Who are SU's highest paid employees?

Jim Boeheim

Chancellor Nancy Cantor, recently fired football coach Greg Robinson and Hall of Fame basketball coach Jim Boeheim were the highest paid employees Syracuse University last year, each earning more than $1 million in compensation and benefits, according to tax records.

Robinson, who was fired Sunday four years into a five-year contract after compiling a 9-36 record, was paid a salary of $1,126,184 for the 2007 fiscal year, which ended June 30.

With benefits, Robinson was paid a total of $1,190,078, just less than Cantor's total earnings of $1,201,874, according to Internal Revenue Service form 990s.

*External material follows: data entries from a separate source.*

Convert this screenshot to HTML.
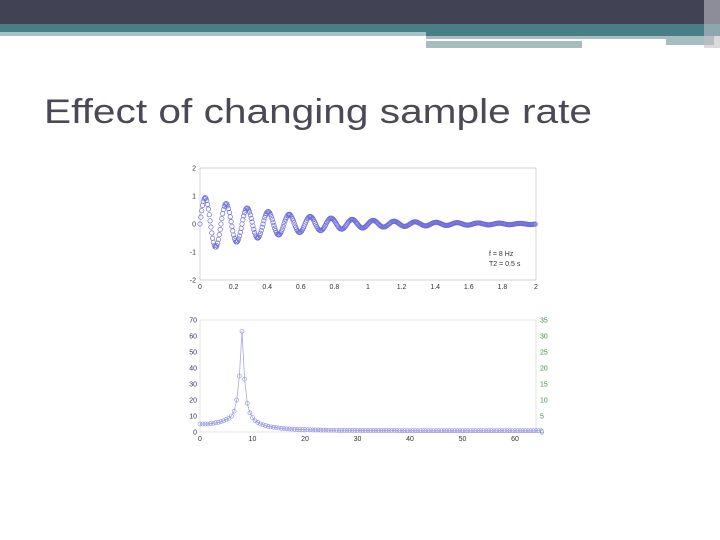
<!DOCTYPE html>
<html><head><meta charset="utf-8"><style>
body{margin:0;width:720px;height:540px;overflow:hidden;background:#fff;font-family:"Liberation Sans",sans-serif}
svg{position:absolute;left:0;top:0}
</style></head><body>
<svg width="720" height="540">
<g>
<rect x="0" y="0" width="720" height="24" fill="#414254"/>
<rect x="0" y="24" width="720" height="8" fill="#477f84"/>
<rect x="0" y="32" width="426" height="4" fill="#a7c2c6"/>
<rect x="426" y="32" width="294" height="4" fill="#477f84"/>
<rect x="426" y="36" width="240" height="3" fill="#a7bcbe"/>
<rect x="426" y="41" width="156" height="7" fill="#a7bcbe"/>
<rect x="666" y="36" width="48" height="9" fill="#a7bcbe"/>
<rect x="704" y="0" width="16" height="48" fill="#c0c0c8" opacity="0.6"/>
</g>
<text x="44" y="123" font-size="34" fill="#4a4a56" textLength="548" lengthAdjust="spacingAndGlyphs">Effect of changing sample rate</text>
<g id="top"></g>
<g id="bot"></g>
</svg>
<script>
const freqHz = [8];
const t2Sec = [0.5];
const topYTicks = [-2,-1,0,1,2];
const topXTicks = [0,0.2,0.4,0.6,0.8,1,1.2,1.4,1.6,1.8,2];
const topXLabels = ["0","0.2","0.4","0.6","0.8","1","1.2","1.4","1.6","1.8","2"];
const specValues = [5,5,5,5,5.2,5.5,5.8,6,6.5,7,7.8,8.5,10,13,20,35,63,33,18,12,9,7,6,5,4.5,4,3.5,3.2,3,2.8,2.5,2.3,2.1,2,1.9,1.8,1.7,1.6,1.6,1.5,1.5,1.4,1.4,1.3,1.3,1.3,1.2,1.2,1.2,1.1,1.1,1.1,1.1,1,1,1,1,1,1,1,1,0.9,0.9,0.9,0.9,0.9,0.9,0.9,0.9,0.9,0.9,0.9,0.9,0.9,0.9,0.9,0.8,0.8,0.8,0.8,0.8,0.8,0.8,0.8,0.8,0.8,0.8,0.8,0.8,0.8,0.8,0.8,0.8,0.8,0.8,0.8,0.8,0.8,0.8,0.8,0.8,0.8,0.8,0.8,0.8,0.8,0.8,0.8,0.8,0.8,0.8,0.8,0.8,0.8,0.8,0.8,0.8,0.8,0.8,0.8,0.8,0.8,0.8,0.8,0.8,0.8,0.8,0.8,0.8,0.8,0.8];
const specStep = [0.5];
const botXTicks = [0,10,20,30,40,50,60];
const botYTicks = [0,10,20,30,40,50,60,70];
const rightYTicks = [0,5,10,15,20,25,30,35];
const NS="http://www.w3.org/2000/svg";
function mk(parent,tag,attrs,txt){const e=document.createElementNS(NS,tag);for(const k in attrs)e.setAttribute(k,attrs[k]);if(txt!==undefined)e.textContent=txt;parent.appendChild(e);return e;}

const gTop=document.getElementById('top');
const TX0=200,TX1=536,TY0=168,TY1=280;
const tx=t=>TX0+(t-0)/(2-0)*(TX1-TX0);
const ty=v=>TY1-(v+2)/4*(TY1-TY0);
const tf=mk(gTop,'rect',{x:TX0,y:TY0,width:TX1-TX0,height:TY1-TY0,fill:'none',stroke:'#ccc','stroke-width':0.8});


topYTicks.forEach(v=>{
  const l=mk(gTop,'text',{x:TX0-4,y:ty(v)+2.5,'font-size':7,'text-anchor':'end',fill:'#333'},String(v));
  
  
});
topXTicks.forEach((v,i)=>{
  const l=mk(gTop,'text',{x:tx(v),y:TY1+9,'font-size':7,'text-anchor':'middle',fill:'#333'},topXLabels[i]);
  
  
});
const N=400, fs=200;
for(let i=0;i<N;i++){
  const t=i/fs;
  const v=Math.sin(2*Math.PI*freqHz[0]*t)*Math.exp(-t/t2Sec[0]);
  const c=mk(gTop,'circle',{cx:tx(t),cy:ty(v),r:2.2,fill:'none',stroke:'#6c6cd8','stroke-width':0.7});
  
  
}
const a1=mk(gTop,'text',{x:489,y:256,'font-size':7,fill:'#333'},'f = 8 Hz');


const a2=mk(gTop,'text',{x:489,y:266,'font-size':7,fill:'#333'},'T2 = 0.5 s');



const gBot=document.getElementById('bot');
const BX0=200,BX1=536,BY0=320,BY1=432;
const bx=f=>BX0+f/64*(BX1-BX0);
const by=v=>BY1-v/70*(BY1-BY0);
const bf=mk(gBot,'rect',{x:BX0,y:BY0,width:BX1-BX0,height:BY1-BY0,fill:'none',stroke:'#ddd','stroke-width':0.8});


botYTicks.forEach(v=>{
  const l=mk(gBot,'text',{x:BX0-3,y:by(v)+2.5,'font-size':7,'text-anchor':'end',fill:'#333366'},String(v));
  
  
});
rightYTicks.forEach(v=>{
  const y=BY1-v/35*(BY1-BY0);
  const l=mk(gBot,'text',{x:BX1+4,y:y+2.5,'font-size':7,fill:'#4a8a4a'},String(v));
  
  
});
botXTicks.forEach(v=>{
  const l=mk(gBot,'text',{x:bx(v),y:BY1+9,'font-size':7,'text-anchor':'middle',fill:'#333'},String(v));
  
  
});
let d='';
specValues.forEach((v,i)=>{d+=(i?'L':'M')+bx(i*specStep[0])+','+by(v);});
const ln=mk(gBot,'path',{d:d,fill:'none',stroke:'#a8a8e8','stroke-width':0.8});


specValues.forEach((v,i)=>{
  const c=mk(gBot,'circle',{cx:bx(i*specStep[0]),cy:by(v),r:2,fill:'none',stroke:'#8a8ae0','stroke-width':0.6});
  
  
});
</script>
</body></html>
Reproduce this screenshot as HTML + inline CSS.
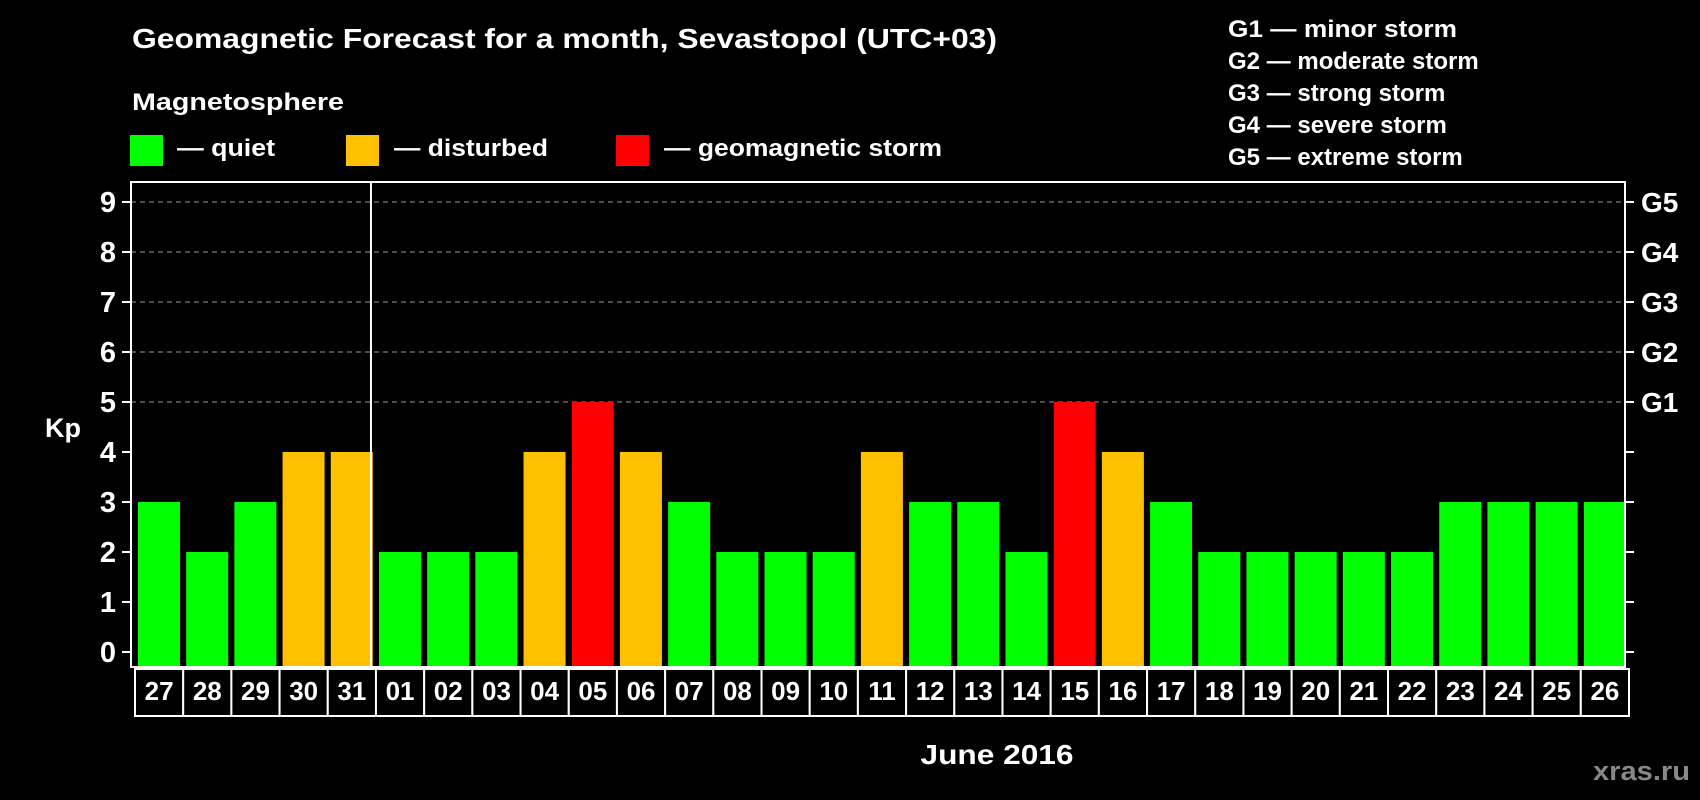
<!DOCTYPE html>
<html><head><meta charset="utf-8"><style>
html,body{margin:0;padding:0;background:#000;}
svg{display:block;font-family:"Liberation Sans",Arial,sans-serif;font-weight:bold;}
</style></head><body>
<svg id="chart" width="1700" height="800" viewBox="0 0 1700 800">
<text x="132" y="48" font-size="28" fill="#fff" textLength="865" lengthAdjust="spacingAndGlyphs">Geomagnetic Forecast for a month, Sevastopol (UTC+03)</text>
<text x="132" y="110" font-size="24" fill="#fff" textLength="212" lengthAdjust="spacingAndGlyphs">Magnetosphere</text>
<g><rect x="130" y="135" width="33" height="31" fill="#00ff00"/><text x="177" y="156" font-size="24" fill="#fff" textLength="98" lengthAdjust="spacingAndGlyphs">— quiet</text></g>
<g><rect x="346" y="135" width="33" height="31" fill="#ffc000"/><text x="394" y="156" font-size="24" fill="#fff" textLength="154" lengthAdjust="spacingAndGlyphs">— disturbed</text></g>
<g><rect x="616" y="135" width="33" height="31" fill="#ff0000"/><text x="664" y="156" font-size="24" fill="#fff" textLength="278" lengthAdjust="spacingAndGlyphs">— geomagnetic storm</text></g>
<g font-size="24" fill="#fff">
<text x="1228" y="37" textLength="229" lengthAdjust="spacingAndGlyphs">G1 — minor storm</text>
<text x="1228" y="69">G2 — moderate storm</text>
<text x="1228" y="101">G3 — strong storm</text>
<text x="1228" y="133">G4 — severe storm</text>
<text x="1228" y="165">G5 — extreme storm</text>
</g>
<text x="63" y="437" font-size="27" fill="#fff" text-anchor="middle">Kp</text>
<text x="997" y="764" font-size="28" fill="#fff" text-anchor="middle" textLength="153" lengthAdjust="spacingAndGlyphs">June 2016</text>
<text x="1690" y="780" font-size="27" fill="#888" text-anchor="end" textLength="97" lengthAdjust="spacingAndGlyphs">xras.ru</text>
<g id="plot"></g>
</svg>
<script>
const days = ["27","28","29","30","31","01","02","03","04","05","06","07","08","09","10","11","12","13","14","15","16","17","18","19","20","21","22","23","24","25","26"];
const kp = [3,2,3,4,4,2,2,2,4,5,4,3,2,2,2,4,3,3,2,5,4,3,2,2,2,2,2,3,3,3,3];
const yTicks = [0,1,2,3,4,5,6,7,8,9];
const gLabels = ["G1","G2","G3","G4","G5"];
const gLevels = [5,6,7,8,9];
const monthStartIndex = 5;

const NS = "http://www.w3.org/2000/svg";
const plot = document.getElementById("plot");
const L = 131, R = 1625, T = 182, B = 667;
const y0 = 652, unit = 50;
const step = (R - L) / days.length;
const y = v => y0 - v * unit;
const x = i => L + 7 + i * step;
function mk(tag, attrs) {
  const e = document.createElementNS(NS, tag);
  for (const k in attrs) e.setAttribute(k, attrs[k]);
  plot.appendChild(e);
  return e;
}
function color(v) { return v >= 5 ? "#ff0000" : v >= 4 ? "#ffc000" : "#00ff00"; }

yTicks.forEach(v => {
  if (v >= 5) {
    const g = mk("line", {x1: L, x2: R, y1: y(v), y2: y(v), stroke: "#999", "stroke-width": 1, "stroke-dasharray": "5,4"});
    
    
  }
  const t = mk("line", {x1: L - 9, x2: L, y1: y(v), y2: y(v), stroke: "#fff", "stroke-width": 2});
  
  
  const t2 = mk("line", {x1: R, x2: R + 9, y1: y(v), y2: y(v), stroke: "#fff", "stroke-width": 2});
  
  
  const lb = mk("text", {x: 116, y: y(v) + 10, "font-size": 29, fill: "#fff", "text-anchor": "end"});
  lb.textContent = v;
  
  
});
gLabels.forEach((g, i) => {
  const lb = mk("text", {x: 1641, y: y(gLevels[i]) + 10, "font-size": 28, fill: "#fff"});
  lb.textContent = g;
  
  
});
kp.forEach((v, i) => {
  const b = mk("rect", {x: x(i), y: y(v), width: 42, height: B - 1 - y(v), fill: color(v)});
  
  
});
const border = mk("rect", {x: L, y: T, width: R - L, height: B - T, fill: "none", stroke: "#fff", "stroke-width": 2});


const sep = mk("line", {x1: L + monthStartIndex * step - 1, x2: L + monthStartIndex * step - 1, y1: T, y2: B, stroke: "#fff", "stroke-width": 2});


days.forEach((d, i) => {
  const cx = 135 + i * step;
  const c = mk("rect", {x: cx, y: 669, width: step, height: 47, fill: "#000", stroke: "#fff", "stroke-width": 2});
  
  
  const t = mk("text", {x: cx + step / 2, y: 700, "font-size": 26, fill: "#fff", "text-anchor": "middle"});
  t.textContent = d;
  
  
});
</script>
</body></html>
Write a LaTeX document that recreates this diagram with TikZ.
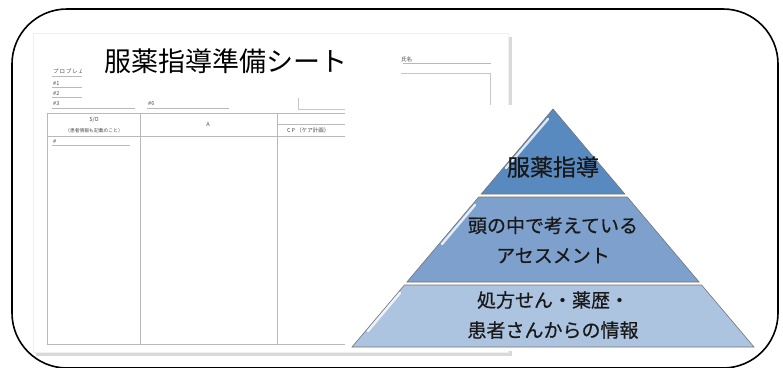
\documentclass[tikz,border=0pt]{standalone}
\usepackage{fontspec}
\newfontfamily\jpfont{Noto Sans CJK JP}
\newfontfamily\jpbold[FakeBold=0.6]{Noto Sans CJK JP}
\usepackage{tikz}
\usetikzlibrary{calc}
\tikzset{
  sheetline/.style={draw=gray!55, line width=0.5pt},
  sheettext/.style={font=\jpfont\fontsize{5.5}{6}\selectfont, text=black!70, inner sep=0pt},
  tiertext/.style={font=\jpbold\fontsize{19}{30}\selectfont, text=black!90, align=center},
  gloss/.style={white, opacity=0.8, line width=2.4pt, line cap=round},
}

\begin{document}
\begin{tikzpicture}[x=1pt, y=-1pt]
% Defining colors
\definecolor{tiertop}{rgb}{0.35, 0.54, 0.75}
\definecolor{tiermid}{rgb}{0.49, 0.63, 0.80}
\definecolor{tierlow}{rgb}{0.68, 0.77, 0.88}
\definecolor{tieredge}{rgb}{0.45, 0.45, 0.45}

\useasboundingbox (0, 0) rectangle (783, 367);

% =:=:=:=:=:=:=:=:=:=:=:=:=:=:=:=:=:=:=
% Sheet (page with shadow)
% =:=:=:=:=:=:=:=:=:=:=:=:=:=:=:=:=:=:=
\fill[gray!30] (36, 37) rectangle (512, 356);
\fill[white] (33, 33) rectangle (508, 352);
\draw[gray!12, line width=0.6pt] (33, 33) rectangle (508, 352);

% header lines
\node[sheettext, anchor=south west] (prob) at (53, 74) {プ\,ロ\,ブ\,レ\,ム};
\draw[sheetline] (52, 76) -- (82, 76);
\node[sheettext, anchor=south west] (p1) at (53, 86) {\#1};
\draw[sheetline] (52, 87) -- (82, 87);
\node[sheettext, anchor=south west] (p2) at (53, 96) {\#2};
\draw[sheetline] (52, 97) -- (82, 97);
\node[sheettext, anchor=south west] (p3) at (53, 106) {\#3};
\draw[sheetline] (52, 108) -- (135, 108);
\node[sheettext, anchor=south west] (p6) at (148, 106) {\#6};
\draw[sheetline] (147, 108) -- (229, 108);

% name field
\node[sheettext, anchor=south west] (name) at (401, 62) {氏名};
\draw[sheetline] (403, 63.5) -- (491, 63.5);
\draw[sheetline, draw=gray!45] (298, 73) rectangle (490, 109);

% table
\draw[sheetline] (47, 113) rectangle (490, 344);
\draw[sheetline] (140, 113) -- (140, 344);
\draw[sheetline] (277, 113) -- (277, 344);
\draw[sheetline] (47, 136) -- (490, 136);
\draw[sheetline] (277, 124) -- (490, 124);
\node[sheettext] (so) at (94, 120) {S/O};
\node[sheettext, font=\jpfont\fontsize{4.8}{5}\selectfont] (sonote) at (94, 131) {（患者情報も記載のこと）};
\node[sheettext] (acol) at (208, 124) {A};
\node[sheettext, anchor=west] (cp) at (287, 130.5) {C\,P\ （ケア計画）};
\node[sheettext, anchor=south west] (hash) at (53, 144) {\#};
\draw[sheetline] (52, 145.5) -- (130, 145.5);

% title (white box hides what is below)
\node[fill=white, inner sep=0pt, minimum width=319pt, minimum height=58pt,
      anchor=north west] (titlebox) at (82, 40) {};
\node[font=\jpfont\fontsize{27}{27}\selectfont, inner sep=0pt] (title)
    at (225.5, 61) {服薬指導準備シート};

% =:=:=:=:=:=:=:=:=:=:=:=:=:=:=:=:=:=:=
% Pyramid picture
% =:=:=:=:=:=:=:=:=:=:=:=:=:=:=:=:=:=:=
\fill[white] (345, 105) rectangle (520, 351);

% top tier
\filldraw[fill=tiertop, draw=tieredge, line width=0.6pt]
    (553, 109) -- (624.8, 194) -- (481.2, 194) -- cycle;
\draw[gloss] (548, 119) -- (506, 168);

% middle tier
\filldraw[fill=tiermid, draw=tieredge, line width=0.6pt]
    (478.7, 197) -- (627.3, 197) -- (699.1, 282) -- (406.9, 282) -- cycle;
\draw[gloss] (475, 205) -- (442, 244);

% bottom tier
\filldraw[fill=tierlow, draw=tieredge, line width=0.6pt]
    (404.4, 285) -- (701.6, 285) -- (754, 347) -- (352, 347) -- cycle;
\draw[gloss] (400, 293) -- (368, 331);

% tier labels
\node[tiertext, font=\jpbold\fontsize{23}{23}\selectfont] (guide) at (553, 167) {服薬指導};
\node[tiertext] (assess) at (553, 240) {頭の中で考えている\\アセスメント};
\node[tiertext] (source) at (553, 315) {処方せん・薬歴・\\患者さんからの情報};

% =:=:=:=:=:=:=:=:=:=:=:=:=:=:=:=:=:=:=
% Outer frame
% =:=:=:=:=:=:=:=:=:=:=:=:=:=:=:=:=:=:=
\draw[black, line width=1.6pt, rounded corners=55pt]
    (12, 9) rectangle (778, 368);

\end{tikzpicture}
\end{document}
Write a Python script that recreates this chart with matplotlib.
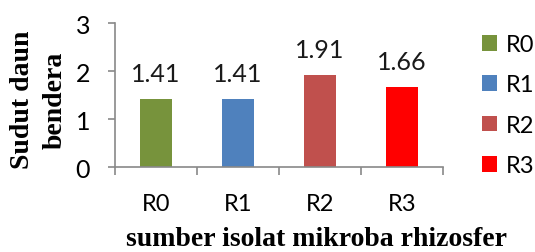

It was the first time in recent years that a sports figure did not top the school's top 10 earners list.

Cantor's earnings of $1,075,000 included two bonuses - a $25,000 performance bonus and a $500,000 retention bonus for completing her original contract. The bonuses boosted her overall compensation by 58 percent, but her actual salary increased only about 1.9 percent, from $540,000 to $550,000.

Cantor donated her retention bonus to the university, said Kevin Quinn, Syracuse's vice president for public affairs. It was part of a $1 million donation from Cantor and her husband, Steven Brechin, a Syracuse sociology professor.

While Robinson's total compensation package increased by 9.5 percent in 2007, Boeheim's total earnings fell about 9.6 percent from a year ago to $1,155,088. Boeheim's salary is $986,729.

Boeheim's compensation was down year-to-year because he received a one-time payment that increased his total compensation in fiscal year 2006, Quinn said.

Seven other university employees made more than $370,000 in fiscal year 2007: including two deans, a professor, the chancellor emeritus, the chief financial officer, the provost and the athletic director, according to the form.

There will be no salary increases for fiscal year 2010 for cabinet officers, academic deans and the chancellor, Cantor announced last week. The university has said its operating budget was being squeezed by rising costs for energy, technology, travel, safety and security, employee health care and interest on debt.

Additionally, the university's investments also were being pinched by the soured economy and have lost about $302 million in 16 months.